June 4, 2010:
In Mogadishu, Transitional Government (TG) and peacekeeper troops have been fighting al Shabaab for the last two weeks, leaving over a hundred dead and several hundred wounded. Al Shabaab feels a sense of urgency, as the TG was receiving more and soldiers trained by Western specialists, and able to defeat the fanatic Islamic warriors. Al Shabaab had moved closer and closer to parts of the city where government officials lived, or roads that were essential to supply peacekeeper bases. This triggered the successful government counter-offensive. In the last month, over 15,000 civilians have fled this fighting. The government has been warned by the UN and Western nations supplying money and military trainers, that if the newly trained troops are not paid regularly, and otherwise well looked after, they will desert. The military aid program will go away as well. This appears to have motivated the rapacious militia and tribal leaders that comprise the TG leadership.

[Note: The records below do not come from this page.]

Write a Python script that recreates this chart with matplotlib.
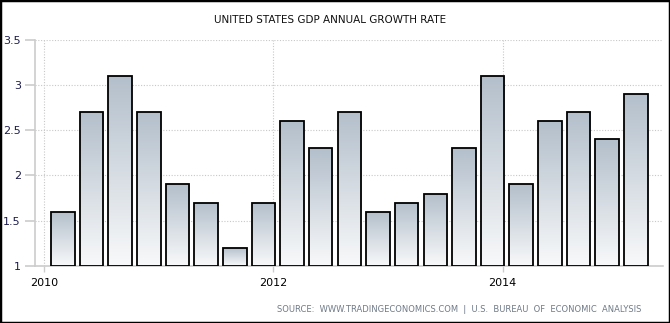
import matplotlib.pyplot as plt
import numpy as np
from matplotlib.colors import LinearSegmentedColormap
from matplotlib.patches import Rectangle

# quarterly GDP annual growth rate, 2010 Q1 .. 2015 Q1
growth = [1.6, 2.7, 3.1, 2.7, 1.9, 1.7, 1.2, 1.7, 2.6, 2.3, 2.7,
          1.6, 1.7, 1.8, 2.3, 3.1, 1.9, 2.6, 2.7, 2.4, 2.9]
year_ticks = [2010, 2012, 2014]
y_ticks = [1, 1.5, 2, 2.5, 3, 3.5]
y_labels = ['1', '1.5', '2', '2.5', '3', '3.5']

# x axis in quarters counted from the start of 2010
quarters = np.arange(len(growth)) + 0.65
year_pos = [(y - 2010) * 4 for y in year_ticks]

fig = plt.figure(figsize=(6.70, 3.23), dpi=100)
ax = fig.add_axes([0.0518, 0.1765, 0.9378, 0.7012])

cmap = LinearSegmentedColormap.from_list('bar', ['#f8f9fa', '#b3bfcb'])
grad = np.linspace(0, 1, 256).reshape(-1, 1)
w = 0.82
for x, v in zip(quarters, growth):
    rect = Rectangle((x - w / 2, 1), w, v - 1, facecolor='none',
                     edgecolor='black', linewidth=1.3, zorder=3,
                     joinstyle='miter')
    ax.add_patch(rect)
    im = ax.imshow(grad, cmap=cmap, origin='lower', aspect='auto',
                   extent=(x - w / 2, x + w / 2, 1, v), zorder=2,
                   interpolation='bilinear')
    im.set_clip_path(rect)

ax.set_xlim(-0.335, 21.6)
ax.set_ylim(1, 3.5)

ax.set_yticks(y_ticks)
ax.set_yticklabels(y_labels, color='#1c1c4c', fontsize=8)
ax.set_xticks(year_pos)
ax.set_xticklabels([str(y) for y in year_ticks], fontsize=8, color='black')

ax.grid(True, color='#c8c8c8', linestyle=(0, (1, 1.5)), linewidth=0.8, zorder=0)
ax.set_axisbelow(True)

for s in ['top', 'right']:
    ax.spines[s].set_visible(False)
for s in ['left', 'bottom']:
    ax.spines[s].set_color('#cccccc')
    ax.spines[s].set_linewidth(1.2)
ax.tick_params(axis='y', length=7, color='#cccccc', width=1.2, pad=3)
ax.tick_params(axis='x', length=4, color='#cccccc', width=1.0, pad=5)

fig.text(0.493, 0.938, 'UNITED STATES GDP ANNUAL GROWTH RATE',
         ha='center', va='center', fontsize=7.5, color='#111111')
fig.text(0.958, 0.043,
         'SOURCE:  WWW.TRADINGECONOMICS.COM  |  U.S.  BUREAU  OF  ECONOMIC  ANALYSIS',
         ha='right', va='center', fontsize=6, color='#6f7a88')

# frame around the whole image
fig.patches.append(Rectangle((0, 0), 1, 1, transform=fig.transFigure,
                             fill=False, edgecolor='black', linewidth=2.5))

fig.savefig('out.png', dpi=100)
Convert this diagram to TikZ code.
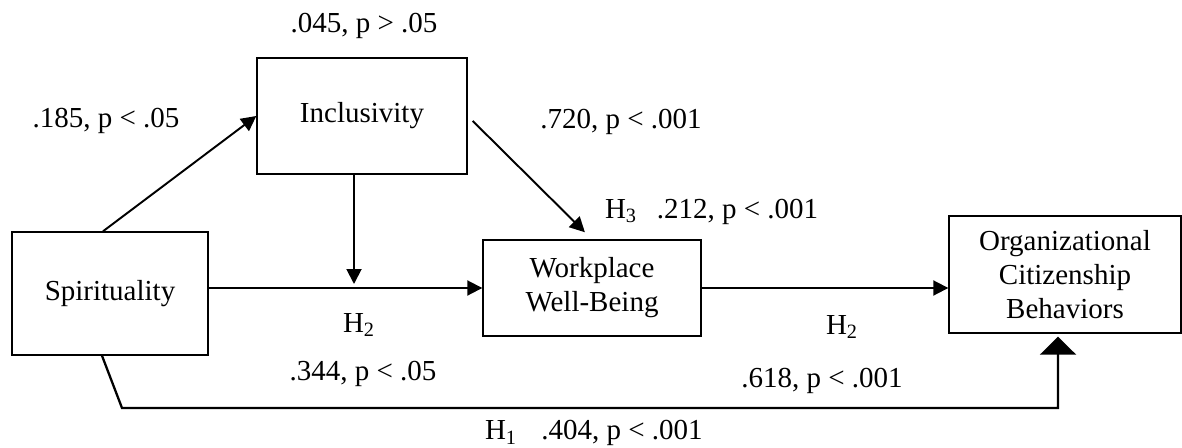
\documentclass[tikz,border=0pt]{standalone}
\usepackage{fontspec}
\setmainfont{Liberation Serif}
\usepackage{tikz}
\usetikzlibrary{calc}
\usetikzlibrary{arrows.meta}
\tikzset{
	varbox/.style={draw,line width=0.8pt,align=center,inner sep=0pt,font=\fontsize{16.5}{19.3}\selectfont},
	coef/.style={inner sep=0pt,anchor=base,font=\fontsize{16.5}{19.3}\selectfont},
	link/.style={line width=1.1pt,-{Triangle[length=0.3cm,width=0.3cm]}}
	}

\begin{document}
\begin{tikzpicture}
	\useasboundingbox (0,0) rectangle (23.64,8.94);
	\node[varbox,minimum width=3.92cm,minimum height=2.46cm] (spirit) at (2.2,3.07) {Spirituality};
	\node[varbox,minimum width=4.2cm,minimum height=2.32cm] (incl) at (7.24,6.62) {Inclusivity};
	\node[varbox,minimum width=4.36cm,minimum height=1.92cm] (wwb) at (11.84,3.18) {Workplace\\Well-Being};
	\node[varbox,minimum width=4.64cm,minimum height=2.34cm] (ocb) at (21.3,3.45) {Organizational\\Citizenship\\Behaviors};
	\coordinate (join) at (7.08,3.18);
	\coordinate (h1bend) at (2.44,0.78);
	\draw[link] ([xshift=-0.14cm]spirit.north) -- (incl.west);
	\draw[link,shorten <=0.14cm,shorten >=0.2cm] (incl.east) -- (wwb.north);
	\draw[link] (incl.south -| join) -- ([yshift=0.08cm]join);
	\draw[link] (spirit.east |- wwb.west) -- (wwb.west);
	\draw[link] (wwb.east) -- (wwb.east -| ocb.west);
	\draw[line width=1.3pt,-{Triangle[length=0.36cm,width=0.72cm]}] ([xshift=-0.16cm]spirit.south) -- (h1bend) -| ([xshift=-0.14cm,yshift=-0.06cm]ocb.south);
	\node[coef] (c045) at (7.28,8.28) {.045, p > .05};
	\node[coef] (c185) at (2.12,6.4) {.185, p < .05};
	\node[coef] (c720) at (12.42,6.38) {.720, p < .001};
	\node[coef] (h3) at (12.42,4.58) {H\textsubscript{3}};
	\node[coef] (c212) at (14.75,4.58) {.212, p < .001};
	\node[coef] (h2a) at (7.18,2.3) {H\textsubscript{2}};
	\node[coef] (c344) at (7.26,1.34) {.344, p < .05};
	\node[coef] (h2b) at (16.84,2.26) {H\textsubscript{2}};
	\node[coef] (c618) at (16.44,1.2) {.618, p < .001};
	\node[coef] (h1) at (10.02,0.15) {H\textsubscript{1}};
	\node[coef] (c404) at (12.44,0.15) {.404, p < .001};
\end{tikzpicture}
\end{document}
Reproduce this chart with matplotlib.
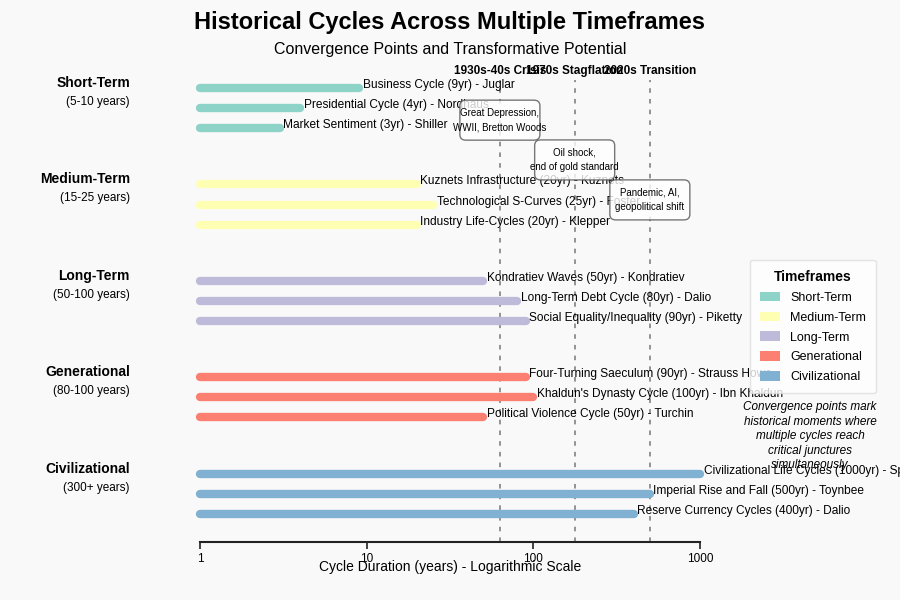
import matplotlib
matplotlib.use('Agg')
import matplotlib.pyplot as plt
import matplotlib.transforms as mtransforms
from matplotlib.patches import Patch, FancyBboxPatch

plt.rcParams['font.family'] = ['Liberation Sans', 'DejaVu Sans']

# timeframe groups
groups = ['Short-Term', 'Medium-Term', 'Long-Term', 'Generational', 'Civilizational']
group_ranges = ['(5-10 years)', '(15-25 years)', '(50-100 years)', '(80-100 years)', '(300+ years)']
group_colors = ['#8dd3c7', '#ffffb3', '#bebada', '#fb8072', '#80b1d3']

# cycles per group: name, duration (years), author
cycle_names = [
    ['Business Cycle', 'Presidential Cycle', 'Market Sentiment'],
    ['Kuznets Infrastructure', 'Technological S-Curves', 'Industry Life-Cycles'],
    ['Kondratiev Waves', 'Long-Term Debt Cycle', 'Social Equality/Inequality'],
    ['Four-Turning Saeculum', "Khaldun's Dynasty Cycle", 'Political Violence Cycle'],
    ['Civilizational Life Cycles', 'Imperial Rise and Fall', 'Reserve Currency Cycles'],
]
cycle_years = [
    [9, 4, 3],
    [20, 25, 20],
    [50, 80, 90],
    [90, 100, 50],
    [1000, 500, 400],
]
cycle_authors = [
    ['Juglar', 'Nordhaus', 'Shiller'],
    ['Kuznets', 'Foster', 'Klepper'],
    ['Kondratiev', 'Dalio', 'Piketty'],
    ['Strauss Howe', 'Ibn Khaldun', 'Turchin'],
    ['Spengler', 'Toynbee', 'Dalio'],
]

# convergence points
event_x = [63, 177, 500]
event_titles = ['1930s-40s Crisis', '1970s Stagflation', '2020s Transition']
event_notes = ['Great Depression,\nWWII, Bretton Woods', 'Oil shock,\nend of gold standard',
               'Pandemic, AI,\ngeopolitical shift']
event_note_y = [1.6, 3.58, 5.57]

bg = '#f9f9f9'
fig = plt.figure(figsize=(9, 6), dpi=100, facecolor=bg)
ax = fig.add_axes([0.2222, 0.0967, 0.5556, 0.77])
ax.set_facecolor(bg)

group_gap = 4.8
for i, g in enumerate(groups):
    for j in range(3):
        y = i * group_gap + j
        v = cycle_years[i][j]
        ax.plot([1, v], [y, y], color=group_colors[i], lw=6, solid_capstyle='round',
                zorder=3, clip_on=False)
        ax.text(v * 1.05, y - 0.15, f'{cycle_names[i][j]} ({v}yr) - {cycle_authors[i][j]}',
                fontsize=8.6, va='center', ha='left', zorder=4)

# group labels on the left
trans = mtransforms.blended_transform_factory(fig.transFigure, ax.transData)
for i, g in enumerate(groups):
    y0 = i * group_gap
    ax.text(0.1444, y0 - 0.25, g, transform=trans, ha='right', va='center',
            fontsize=10, fontweight='bold')
    ax.text(0.1444, y0 + 0.7, group_ranges[i], transform=trans, ha='right', va='center',
            fontsize=8.5)

ax.set_xscale('log')
ax.set_xlim(1, 1000)
ax.set_ylim(22.6, -0.4)

# convergence lines
tr_top = mtransforms.blended_transform_factory(ax.transData, ax.transAxes)
for x, t, note, ny in zip(event_x, event_titles, event_notes, event_note_y):
    ax.axvline(x, color='#777777', lw=1.1, dashes=(3, 4), zorder=2)
    ax.text(x, 1.02, t, transform=tr_top, ha='center', va='center', fontsize=8.5,
            fontweight='bold')
    # note box in axes fraction
    cx, cy = ax.transAxes.inverted().transform(ax.transData.transform((x, ny)))
    bw, bh = 0.16, 0.0866
    box = FancyBboxPatch((cx - bw / 2, cy - bh / 2), bw, bh, transform=ax.transAxes,
                         boxstyle='round,pad=0,rounding_size=0.012', facecolor='white',
                         edgecolor='#555555', lw=1, alpha=0.8, zorder=5)
    ax.add_patch(box)
    ax.text(x, ny, note, ha='center', va='center', fontsize=7, linespacing=1.55, zorder=6)

ax.set_xticks([1, 10, 100, 1000])
ax.set_xticklabels(['1', '10', '100', '1000'])
ax.minorticks_off()
ax.tick_params(axis='x', labelsize=8.5, length=5, width=1.2, pad=3, color='#222222')
ax.set_yticks([])
for s in ['top', 'right', 'left']:
    ax.spines[s].set_visible(False)
ax.spines['bottom'].set_linewidth(1.5)
ax.spines['bottom'].set_color('#222222')
ax.set_xlabel('Cycle Duration (years) - Logarithmic Scale', fontsize=10, labelpad=-4)

fig.suptitle('Historical Cycles Across Multiple Timeframes', y=0.963, fontsize=17,
             fontweight='bold', va='center')
fig.text(0.5, 0.917, 'Convergence Points and Transformative Potential', ha='center',
         va='center', fontsize=11.5)

handles = [Patch(facecolor=c, label=g) for c, g in zip(group_colors, groups)]
leg = fig.legend(handles=handles, title='Timeframes', loc='upper left',
                 bbox_to_anchor=(0.8333, 0.5667), borderaxespad=0, fontsize=9,
                 title_fontsize=10, handlelength=1.6, handleheight=0.8, handletextpad=0.8,
                 labelspacing=0.62, borderpad=0.8, frameon=True, facecolor='white',
                 edgecolor='#dddddd', framealpha=0.8)
leg.get_title().set_fontweight('bold')

fig.text(0.9, 0.273, 'Convergence points mark\nhistorical moments where\nmultiple cycles reach\n'
         'critical junctures\nsimultaneously', ha='center', va='center', fontsize=8.5,
         style='italic', linespacing=1.27)

fig.savefig('out.png', dpi=100, facecolor=bg)
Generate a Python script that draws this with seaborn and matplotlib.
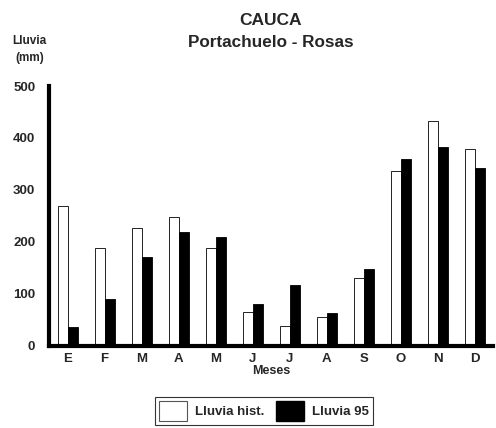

The renewed TG strength has encouraged anti-Islamic radical militias throughout Somalia. Thus both al Shabaab and Hizbul Islam find their control challenged all over the place. Meanwhile, the Kenyan border is becoming a more dangerous place, as bandits and Islamic militiamen increasingly engage in smuggling, and raids on Kenyan border villages (which are looted.)
The anti-piracy patrol has adopted more aggressive tactics against the pirates. Mother ships are sought and captured, often a thousand or more kilometers from the coast. Even though the pirates are disarmed and returned to the beach, it temporally puts a team of pirates out of action and costs them a lot of money (mother ships are sunk at sea). Other warships are seizing mother ships as they leave the Somali coastal villages, which is forcing the pirates to be more resourceful in avoiding detection. That has become very difficult, as the anti-piracy patrol has more maritime patrol aircraft, and has collected a lot of information about routes pirates use to get from which coastal villages. The pirates have no such intelligence analysis capability, although the dozen or so pirate gangs appear to be sharing more information about the patrols. What the pirates are facing is an unofficial blockade of the Somali coast, a measure that naval commanders have long suggested. The anti-piracy effort has sharply reduced piracy in the heavily trafficked Gulf of Aden (gateway to the Red Sea and Suez Canal). Last year there were about 30 pirate attacks a month in the Gulf, but this year there are less than five attacks a month.
June 3, 2010: Thousands of residents of Bulahawo, two kilometers from the Kenyan border, are fleeing their homes as local militias and TG soldiers prepare to fight for control of the town.
June 2, 2010: Pirates seized a cargo ship as it approached its destination in Puntland. This sort of thing is forbidden, as these ships supply the organized statelets of Puntland and Somaliland in the north, or the merchants associations in the south. These attacks usually have severe (often fatal) consequences for the pirates. This one was no different. The next day, Puntland police attacked the ship and captured the pirates. To make matters worse for the pirates, the Pakistani captain of the ship was killed during the operation. The captured pirates will probably never be seen again, unless they have rich and powerful friends willing to buy them out of this mess.
Elsewhere along the north coast, the crew of a ship (the Rim) hijacked four months ago, attacked the pirates (most of them sleeping) guarding them. Five of the pirates were killed and the crew regained control of their ship, got under way, and called for help from the anti-piracy patrol. One crewman was injured in the fighting. One pirate escaped the fighting, locked himself in a compartment and alerted other pirates in the vicinity. As boats full of pirates approached the Rim, a helicopter from the closest warship showed up, and forced the pirates to back off.
June 1, 2010: In central Somalia, hundreds of al Shabaab gunmen attacked the Sufi controlled villages of Dhusamareb and Marergur. There were over a hundred casualties, as Sufi militia defended the area.
May 29, 2010: The Yemeni navy caught up with, and rescued a Yemeni fishing boat, and its crew, four days after it had been captured by Somali pirates. Apparently, the large, sea going, boat was to become a mother ship. Thirteen pirates were arrested during the operation, and weapons and other equipment was seized.
May 28, 2010: The U.S. Navy released ten pirates, who had been held prisoner on an American destroyer for six weeks, because no country could be found that would prosecute. The pirates were captured in the act of attacking a merchant ship.